Game Review: Tomb of Qin
Developer: Dragon Team Interactive
Available Platforms: iPod Touch, iPhone and iPad
MSRP: $1.99/£1.19 (£1.79 for iPad version)
ESRB Rating: No Rating
Website: http://www.gamesdragon.net (coming soon)
The Tomb of Qin is a puzzler by the developers Dragon Team Interactive. This is 2nd game released by Dragon Team Interactive in the last two weeks. A review for the first release (Spartan Hero) can be found here
The basic premise behind the game is that you are a treasure hunter/Grave Robber or dare I say it a tomb raider. Your goal is to reach the end of each room. Sounds simple enough, however blocking your way is an army of guardians and traps that you must defeat before you can continue.
At the start of each round, you can select the guardians and choose the direction that they will move. When you are ready to start, you pull a lever on the lower right hand sight of the screen. Each guardian will then move in a straight line until it hits another guardian, a direction tile or just reaches the end of the room. In order to continue to the next level you must set up the guardians so they are all destroyed on one pull of the lever.
A lot of puzzle games suffer from repetition problems which lead to stale and boring gameplay, Tomb of Qin avoids this by adding additional challenges as you progress. These new challenges include:
- An arrow tile that when activated fires a destructive arrow in four direction
- Golden guardians that require two hits to be destroyed
- A direction tile, the may change where the guardian is going
- A gas trap that must be deactivated by a guardian
A nice little touch is collection screen. Rather than just say congratulations you have found the treasure. Tomb of Qin gives you a picture as well as a brief description of each item.
Dragon Team Interactive has also promised additional levels in the future to be released as app upgrades.
There are a few spelling and grammatical errors in the game. However it’s nothing that will take away from the overall enjoyment or understanding of the game. The most obvious example of this is “Colloction” instead of “collection” on the main screen.

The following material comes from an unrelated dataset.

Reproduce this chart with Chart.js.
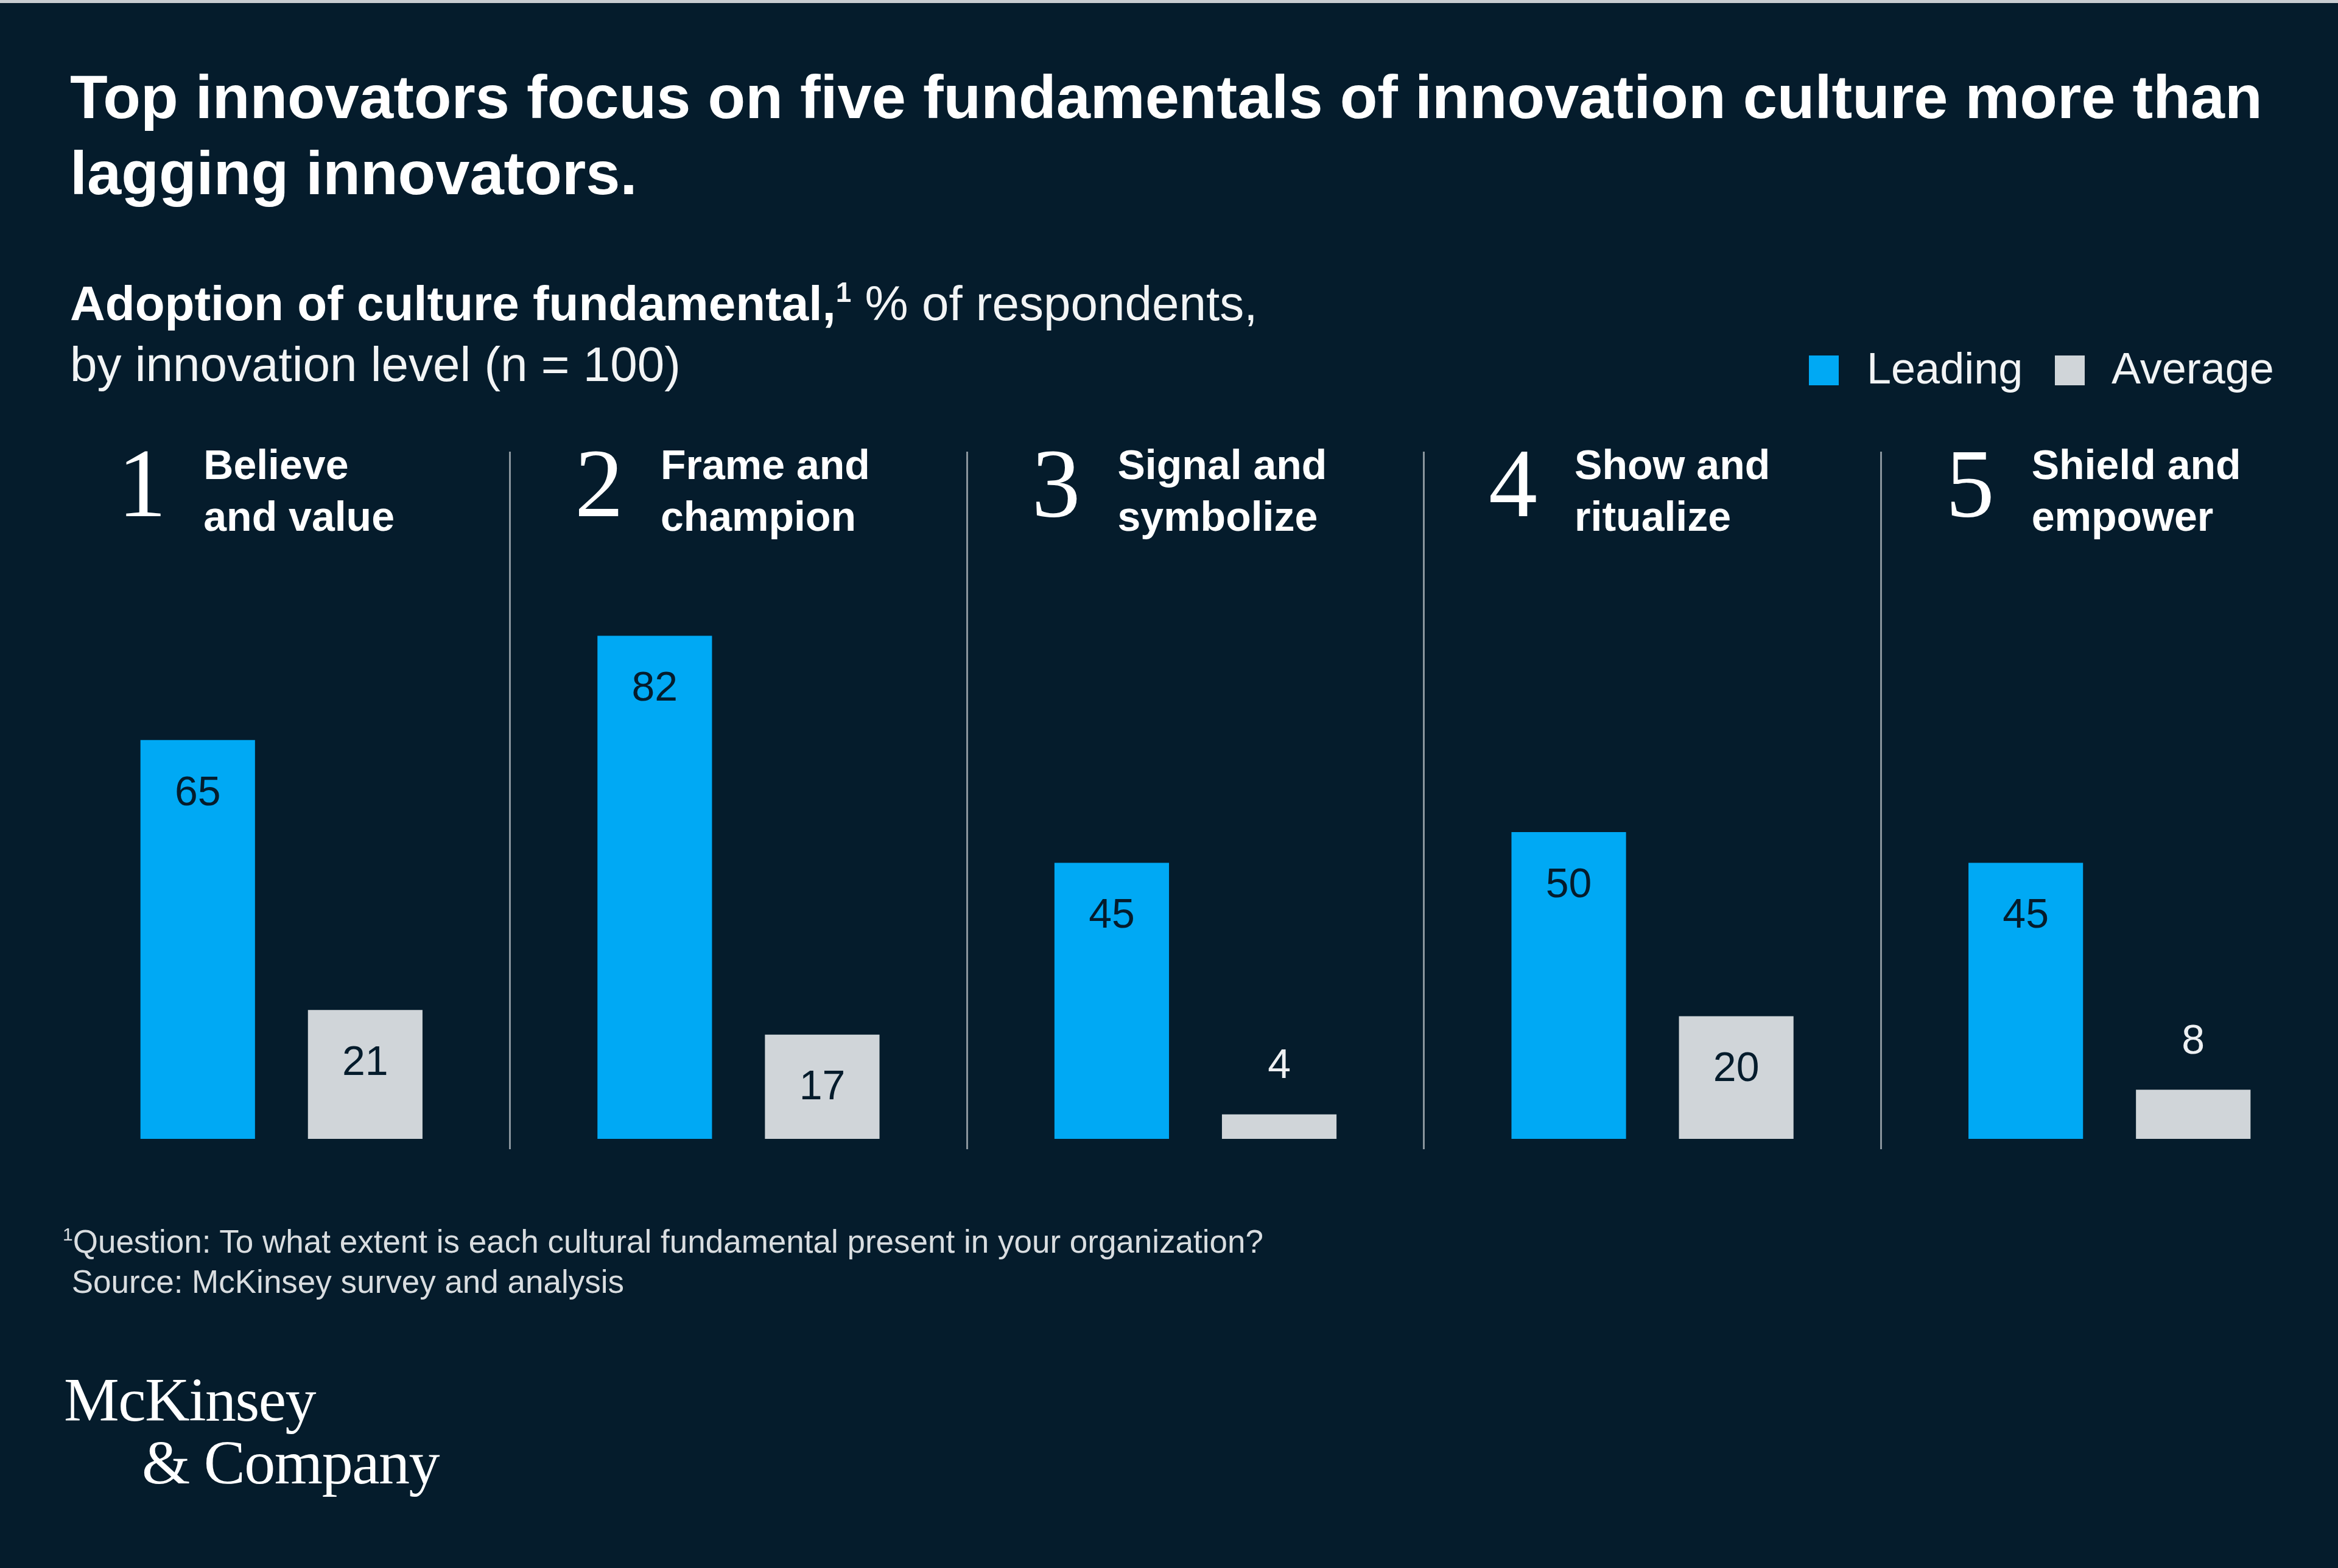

Tomb of Qin could benefit if the levels were rearranged as I found some levels were much harder than others and was often completely against the usual learning curve. I also found that on some occasions the game was unresponsive or did not react to the taps on the screen.
Tomb of Qin certainly provided several hours of entertainment, well worth the $1.99/£1.19 and this was just on the basic 30 levels, and not the “endless survival mode” which has even more puzzles. However if you are quick to anger and don’t have insurance for throwing your iPod across the room, you may want to avoid it as there is nothing more frustrating than seeing one single guardian that you missed left at the end.